• **Exercise prompt**: Identify the lines that contain the word "standalone", then copy them.

• **Stored records**:
[BEGIN]

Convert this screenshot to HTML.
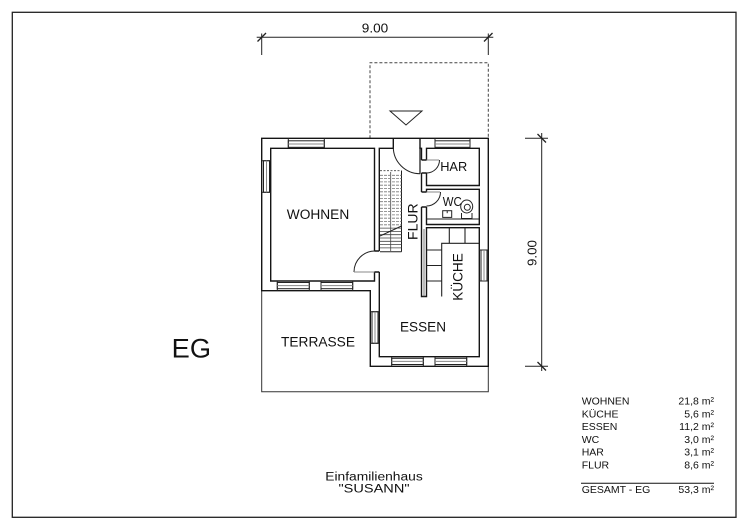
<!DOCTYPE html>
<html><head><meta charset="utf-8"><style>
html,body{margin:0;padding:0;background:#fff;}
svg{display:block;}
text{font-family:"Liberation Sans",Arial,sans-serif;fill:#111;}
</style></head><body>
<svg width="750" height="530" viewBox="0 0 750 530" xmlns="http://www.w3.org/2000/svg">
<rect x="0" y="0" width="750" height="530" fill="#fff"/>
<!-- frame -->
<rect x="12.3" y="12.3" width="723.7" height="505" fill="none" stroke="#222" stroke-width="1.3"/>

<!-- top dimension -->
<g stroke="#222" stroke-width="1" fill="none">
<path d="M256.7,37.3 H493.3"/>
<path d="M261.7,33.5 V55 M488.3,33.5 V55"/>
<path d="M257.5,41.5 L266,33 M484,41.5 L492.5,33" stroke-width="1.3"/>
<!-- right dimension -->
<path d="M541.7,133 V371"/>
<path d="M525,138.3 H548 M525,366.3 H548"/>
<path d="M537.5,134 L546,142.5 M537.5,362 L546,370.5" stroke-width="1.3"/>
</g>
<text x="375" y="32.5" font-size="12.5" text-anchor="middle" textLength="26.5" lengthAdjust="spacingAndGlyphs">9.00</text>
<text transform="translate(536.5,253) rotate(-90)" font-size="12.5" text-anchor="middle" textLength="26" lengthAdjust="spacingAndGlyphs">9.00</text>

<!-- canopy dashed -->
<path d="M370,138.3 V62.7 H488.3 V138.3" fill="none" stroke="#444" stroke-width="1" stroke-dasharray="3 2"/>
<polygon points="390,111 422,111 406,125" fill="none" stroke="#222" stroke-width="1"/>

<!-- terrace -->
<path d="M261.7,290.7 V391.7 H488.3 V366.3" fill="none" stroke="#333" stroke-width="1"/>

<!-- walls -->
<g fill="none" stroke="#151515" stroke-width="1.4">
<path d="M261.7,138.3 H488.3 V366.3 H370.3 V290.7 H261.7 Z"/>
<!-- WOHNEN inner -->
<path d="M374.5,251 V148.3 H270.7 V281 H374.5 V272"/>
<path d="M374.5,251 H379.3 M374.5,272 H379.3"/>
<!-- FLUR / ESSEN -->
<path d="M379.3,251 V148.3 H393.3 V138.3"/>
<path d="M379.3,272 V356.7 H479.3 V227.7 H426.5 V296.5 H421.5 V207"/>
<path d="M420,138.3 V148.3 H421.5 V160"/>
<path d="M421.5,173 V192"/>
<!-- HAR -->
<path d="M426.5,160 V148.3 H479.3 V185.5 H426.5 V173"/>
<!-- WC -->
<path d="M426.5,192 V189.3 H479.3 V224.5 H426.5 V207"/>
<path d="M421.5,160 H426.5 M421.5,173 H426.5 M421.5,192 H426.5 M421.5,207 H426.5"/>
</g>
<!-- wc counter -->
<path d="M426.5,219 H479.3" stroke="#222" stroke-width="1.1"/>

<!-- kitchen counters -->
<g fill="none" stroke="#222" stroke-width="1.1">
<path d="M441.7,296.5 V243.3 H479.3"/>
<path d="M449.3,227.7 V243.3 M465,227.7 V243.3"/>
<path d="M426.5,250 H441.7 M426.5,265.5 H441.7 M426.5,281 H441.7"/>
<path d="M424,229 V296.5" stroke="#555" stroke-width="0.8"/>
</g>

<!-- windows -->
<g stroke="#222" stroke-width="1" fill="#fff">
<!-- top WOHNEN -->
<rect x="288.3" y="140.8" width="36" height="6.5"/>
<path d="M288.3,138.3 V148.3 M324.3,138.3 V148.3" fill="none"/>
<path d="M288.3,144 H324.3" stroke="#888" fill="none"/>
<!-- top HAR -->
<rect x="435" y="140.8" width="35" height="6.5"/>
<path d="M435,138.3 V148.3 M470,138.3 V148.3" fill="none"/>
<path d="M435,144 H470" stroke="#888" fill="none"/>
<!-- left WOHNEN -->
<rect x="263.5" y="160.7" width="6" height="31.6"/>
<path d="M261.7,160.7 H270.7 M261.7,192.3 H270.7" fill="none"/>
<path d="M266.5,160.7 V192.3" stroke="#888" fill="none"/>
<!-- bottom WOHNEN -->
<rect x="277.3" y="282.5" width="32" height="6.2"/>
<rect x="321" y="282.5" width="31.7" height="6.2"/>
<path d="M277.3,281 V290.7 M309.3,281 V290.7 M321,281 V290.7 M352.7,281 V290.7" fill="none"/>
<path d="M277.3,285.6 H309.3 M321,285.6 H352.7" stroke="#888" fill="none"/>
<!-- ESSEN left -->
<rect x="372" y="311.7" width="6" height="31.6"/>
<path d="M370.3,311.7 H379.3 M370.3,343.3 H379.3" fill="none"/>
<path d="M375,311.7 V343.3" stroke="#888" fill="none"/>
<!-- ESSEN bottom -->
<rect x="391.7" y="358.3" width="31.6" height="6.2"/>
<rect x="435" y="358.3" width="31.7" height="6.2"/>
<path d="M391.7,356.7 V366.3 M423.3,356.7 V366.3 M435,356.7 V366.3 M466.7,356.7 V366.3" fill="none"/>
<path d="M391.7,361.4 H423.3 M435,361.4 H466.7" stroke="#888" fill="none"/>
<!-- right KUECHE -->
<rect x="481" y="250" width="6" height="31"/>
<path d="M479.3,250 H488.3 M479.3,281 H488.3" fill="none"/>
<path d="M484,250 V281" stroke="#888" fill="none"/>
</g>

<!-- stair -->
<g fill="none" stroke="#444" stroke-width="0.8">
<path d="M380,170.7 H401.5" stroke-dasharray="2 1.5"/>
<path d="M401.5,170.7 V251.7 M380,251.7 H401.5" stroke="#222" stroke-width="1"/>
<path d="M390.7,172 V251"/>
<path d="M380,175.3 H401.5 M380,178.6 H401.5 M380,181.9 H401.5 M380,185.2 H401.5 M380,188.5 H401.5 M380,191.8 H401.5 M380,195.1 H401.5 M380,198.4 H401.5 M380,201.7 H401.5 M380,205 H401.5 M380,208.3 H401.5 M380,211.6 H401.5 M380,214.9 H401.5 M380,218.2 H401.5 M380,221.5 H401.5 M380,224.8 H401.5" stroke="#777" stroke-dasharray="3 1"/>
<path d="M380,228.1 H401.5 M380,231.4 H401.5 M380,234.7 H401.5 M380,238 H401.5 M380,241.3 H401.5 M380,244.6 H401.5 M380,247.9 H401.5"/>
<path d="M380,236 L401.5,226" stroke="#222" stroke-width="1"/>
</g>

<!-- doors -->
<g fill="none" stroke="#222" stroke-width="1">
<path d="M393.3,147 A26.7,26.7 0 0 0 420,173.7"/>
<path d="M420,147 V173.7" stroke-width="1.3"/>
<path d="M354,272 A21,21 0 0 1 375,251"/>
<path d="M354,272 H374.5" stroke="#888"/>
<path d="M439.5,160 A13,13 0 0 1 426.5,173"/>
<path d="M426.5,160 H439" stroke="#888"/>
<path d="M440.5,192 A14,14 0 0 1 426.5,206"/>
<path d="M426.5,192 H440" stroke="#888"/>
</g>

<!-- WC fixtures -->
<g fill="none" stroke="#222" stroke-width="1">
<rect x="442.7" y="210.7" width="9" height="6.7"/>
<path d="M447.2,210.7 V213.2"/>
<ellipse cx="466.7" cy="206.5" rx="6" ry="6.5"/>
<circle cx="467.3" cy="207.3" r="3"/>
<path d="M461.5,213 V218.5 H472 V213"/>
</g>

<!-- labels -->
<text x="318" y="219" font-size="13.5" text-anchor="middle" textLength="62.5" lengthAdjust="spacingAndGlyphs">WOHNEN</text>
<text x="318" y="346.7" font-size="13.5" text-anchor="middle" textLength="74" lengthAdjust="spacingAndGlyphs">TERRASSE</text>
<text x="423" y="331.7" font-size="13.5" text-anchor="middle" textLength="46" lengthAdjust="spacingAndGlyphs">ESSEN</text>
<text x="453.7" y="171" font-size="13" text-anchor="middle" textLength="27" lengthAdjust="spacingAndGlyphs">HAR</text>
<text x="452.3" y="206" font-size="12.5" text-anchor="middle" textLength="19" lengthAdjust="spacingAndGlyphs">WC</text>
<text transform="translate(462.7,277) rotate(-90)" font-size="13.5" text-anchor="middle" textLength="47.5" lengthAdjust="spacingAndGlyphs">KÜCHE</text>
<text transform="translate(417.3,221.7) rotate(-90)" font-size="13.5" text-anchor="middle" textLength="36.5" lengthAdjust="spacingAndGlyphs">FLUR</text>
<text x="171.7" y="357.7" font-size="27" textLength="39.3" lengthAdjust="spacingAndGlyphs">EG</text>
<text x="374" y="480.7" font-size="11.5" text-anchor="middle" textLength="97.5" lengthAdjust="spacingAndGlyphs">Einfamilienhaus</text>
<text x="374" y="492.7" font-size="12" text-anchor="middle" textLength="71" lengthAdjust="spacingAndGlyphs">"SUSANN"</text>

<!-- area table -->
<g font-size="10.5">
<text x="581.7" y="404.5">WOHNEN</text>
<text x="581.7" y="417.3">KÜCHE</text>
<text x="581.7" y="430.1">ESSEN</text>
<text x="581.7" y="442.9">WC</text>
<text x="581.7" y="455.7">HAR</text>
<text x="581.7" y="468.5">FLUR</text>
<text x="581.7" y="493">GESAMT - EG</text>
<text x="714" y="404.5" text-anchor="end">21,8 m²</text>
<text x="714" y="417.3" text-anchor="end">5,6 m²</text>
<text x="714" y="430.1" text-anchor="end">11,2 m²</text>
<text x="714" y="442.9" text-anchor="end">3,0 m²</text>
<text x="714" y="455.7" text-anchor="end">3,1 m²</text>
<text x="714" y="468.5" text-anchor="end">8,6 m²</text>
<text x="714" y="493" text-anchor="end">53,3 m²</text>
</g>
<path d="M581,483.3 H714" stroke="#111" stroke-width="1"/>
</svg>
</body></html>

[END]
[BEGIN]

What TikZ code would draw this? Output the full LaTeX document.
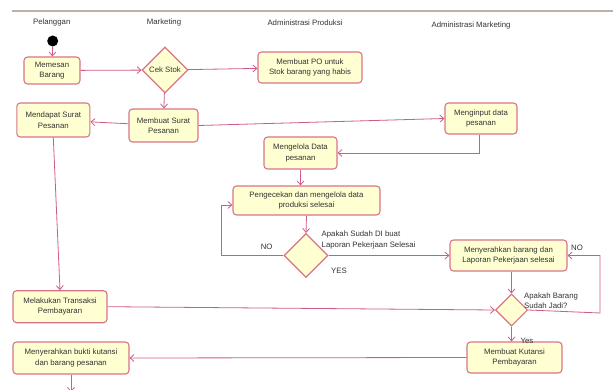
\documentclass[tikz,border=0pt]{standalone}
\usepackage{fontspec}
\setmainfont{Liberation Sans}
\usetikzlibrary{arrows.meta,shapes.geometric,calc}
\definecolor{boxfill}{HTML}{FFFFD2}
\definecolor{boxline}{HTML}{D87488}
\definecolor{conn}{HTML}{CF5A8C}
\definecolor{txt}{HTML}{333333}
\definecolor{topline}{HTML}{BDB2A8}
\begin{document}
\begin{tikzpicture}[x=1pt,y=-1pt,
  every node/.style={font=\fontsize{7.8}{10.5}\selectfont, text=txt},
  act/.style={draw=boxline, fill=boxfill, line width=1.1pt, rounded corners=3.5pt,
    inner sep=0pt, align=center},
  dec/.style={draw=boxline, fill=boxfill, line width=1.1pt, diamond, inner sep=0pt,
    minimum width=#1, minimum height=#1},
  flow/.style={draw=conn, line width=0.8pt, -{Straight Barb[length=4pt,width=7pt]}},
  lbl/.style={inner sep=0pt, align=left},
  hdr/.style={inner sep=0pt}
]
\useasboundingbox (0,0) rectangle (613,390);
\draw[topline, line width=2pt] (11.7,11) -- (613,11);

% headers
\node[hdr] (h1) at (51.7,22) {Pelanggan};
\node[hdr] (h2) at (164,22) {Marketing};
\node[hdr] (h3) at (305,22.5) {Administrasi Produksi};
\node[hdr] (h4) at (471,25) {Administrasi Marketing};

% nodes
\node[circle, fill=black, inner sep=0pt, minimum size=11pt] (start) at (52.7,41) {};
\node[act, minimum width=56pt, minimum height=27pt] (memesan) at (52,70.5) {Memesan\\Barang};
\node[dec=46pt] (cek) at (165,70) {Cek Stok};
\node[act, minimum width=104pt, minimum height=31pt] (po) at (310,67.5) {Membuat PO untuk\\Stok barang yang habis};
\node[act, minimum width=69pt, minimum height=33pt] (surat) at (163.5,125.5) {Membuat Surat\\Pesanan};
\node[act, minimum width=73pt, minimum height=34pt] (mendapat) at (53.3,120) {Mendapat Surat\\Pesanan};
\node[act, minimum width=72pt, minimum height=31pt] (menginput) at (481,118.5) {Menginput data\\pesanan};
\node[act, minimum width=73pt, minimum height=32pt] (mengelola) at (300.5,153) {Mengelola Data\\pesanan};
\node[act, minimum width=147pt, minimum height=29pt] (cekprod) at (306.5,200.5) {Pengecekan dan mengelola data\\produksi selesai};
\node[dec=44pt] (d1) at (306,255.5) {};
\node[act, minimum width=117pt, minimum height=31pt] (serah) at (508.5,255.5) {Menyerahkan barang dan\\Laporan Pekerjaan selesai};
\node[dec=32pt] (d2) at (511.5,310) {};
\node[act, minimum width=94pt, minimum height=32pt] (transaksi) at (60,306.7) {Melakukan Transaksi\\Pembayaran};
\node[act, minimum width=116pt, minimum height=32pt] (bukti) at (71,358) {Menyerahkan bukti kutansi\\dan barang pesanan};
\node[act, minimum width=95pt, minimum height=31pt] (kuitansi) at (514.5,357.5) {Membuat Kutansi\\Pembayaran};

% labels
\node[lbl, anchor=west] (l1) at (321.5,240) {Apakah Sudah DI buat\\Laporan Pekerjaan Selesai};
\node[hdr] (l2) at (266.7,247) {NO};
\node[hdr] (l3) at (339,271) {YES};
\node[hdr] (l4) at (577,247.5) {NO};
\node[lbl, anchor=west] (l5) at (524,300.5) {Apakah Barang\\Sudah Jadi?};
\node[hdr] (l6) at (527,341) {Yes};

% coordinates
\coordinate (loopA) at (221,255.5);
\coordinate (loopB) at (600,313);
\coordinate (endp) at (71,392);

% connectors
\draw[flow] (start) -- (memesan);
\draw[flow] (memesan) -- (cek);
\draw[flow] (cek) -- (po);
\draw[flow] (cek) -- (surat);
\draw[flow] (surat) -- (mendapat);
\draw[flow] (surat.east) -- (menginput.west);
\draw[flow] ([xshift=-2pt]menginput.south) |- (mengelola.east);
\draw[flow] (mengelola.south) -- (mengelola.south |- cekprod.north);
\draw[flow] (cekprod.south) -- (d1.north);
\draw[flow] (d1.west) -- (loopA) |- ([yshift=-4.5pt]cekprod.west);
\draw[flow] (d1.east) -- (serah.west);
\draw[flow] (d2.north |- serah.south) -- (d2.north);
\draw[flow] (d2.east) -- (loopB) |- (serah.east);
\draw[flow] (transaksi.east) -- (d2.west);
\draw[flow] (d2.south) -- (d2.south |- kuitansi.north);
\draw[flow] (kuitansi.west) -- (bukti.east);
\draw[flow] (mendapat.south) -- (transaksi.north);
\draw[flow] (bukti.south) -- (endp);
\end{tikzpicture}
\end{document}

[END]
[BEGIN]

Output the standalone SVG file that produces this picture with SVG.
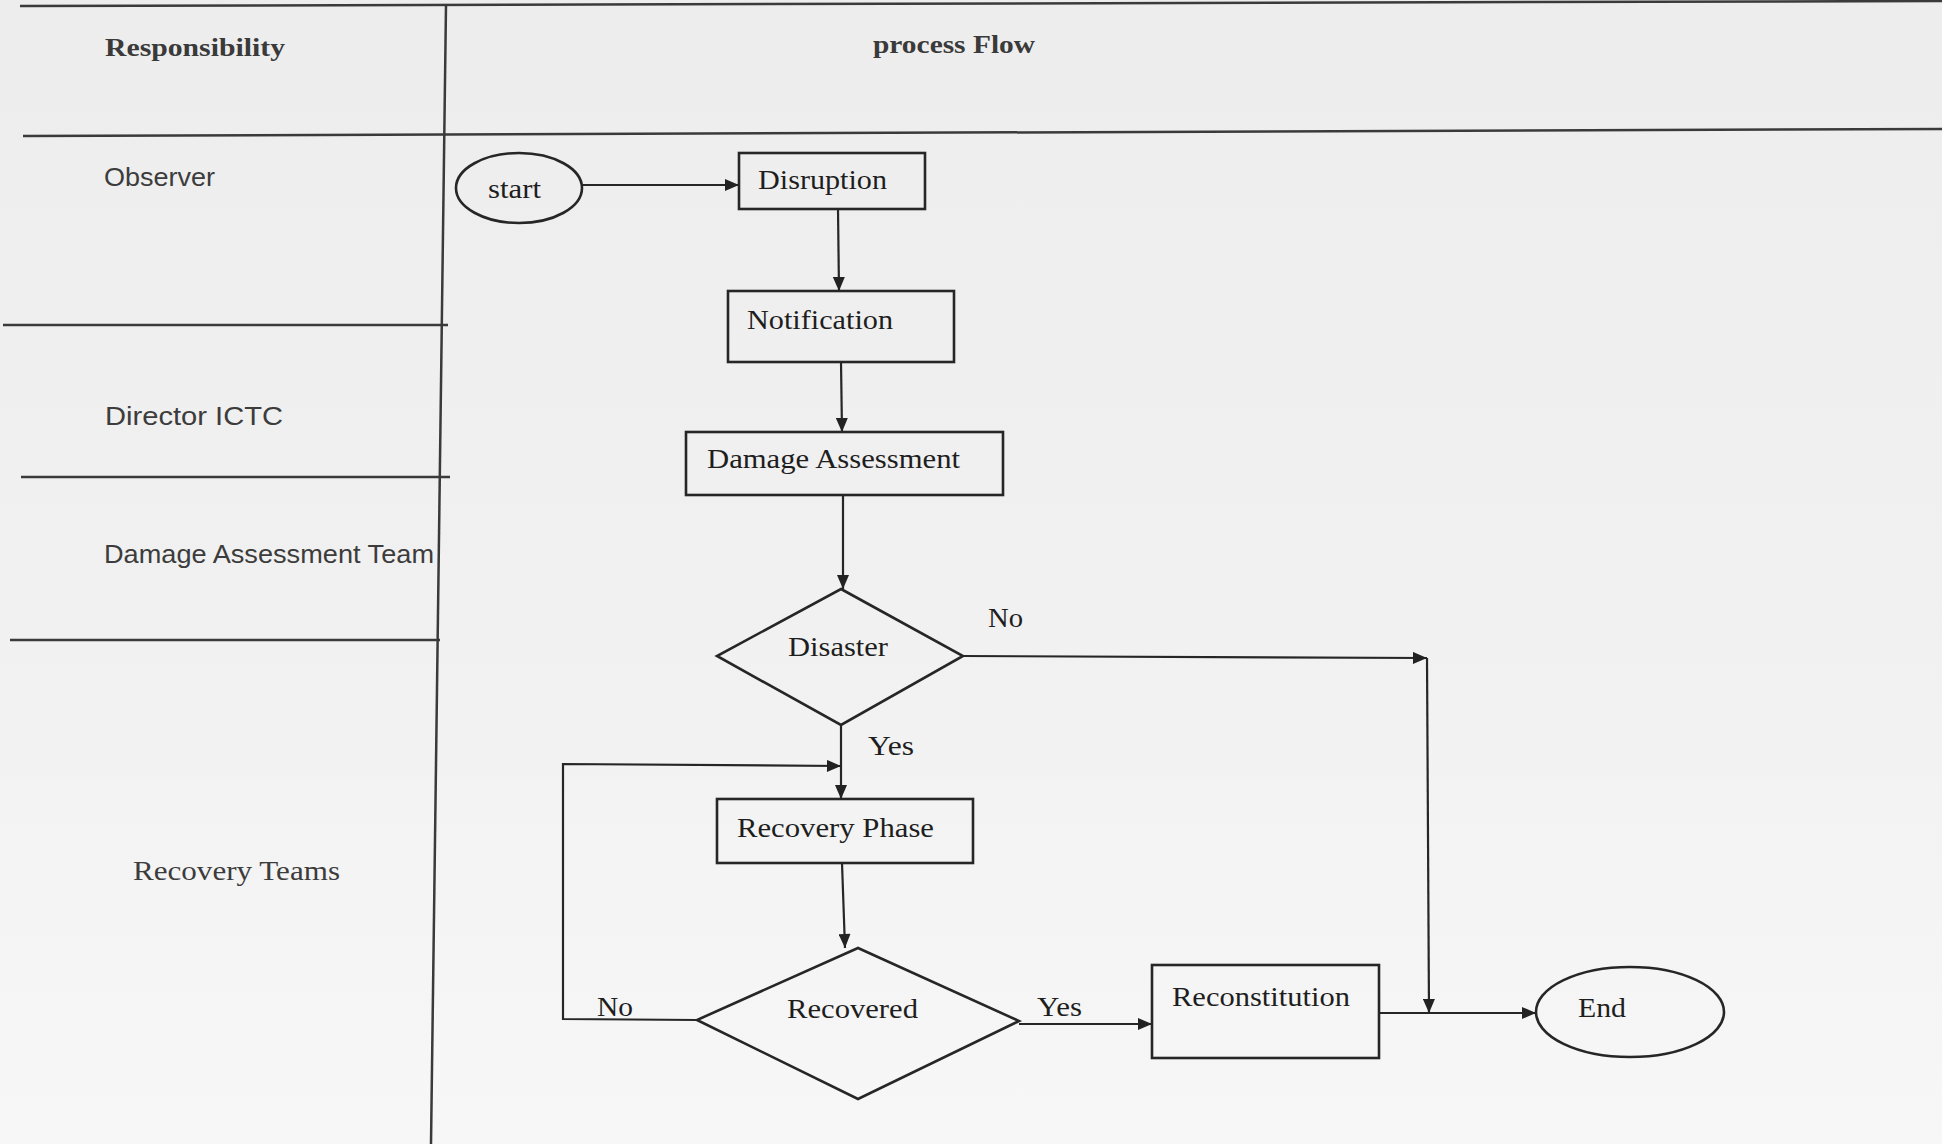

[END]

• **Exercise answer**:
\documentclass[tikz,border=0pt]{standalone}
Output the standalone SVG file that produces this picture with SVG.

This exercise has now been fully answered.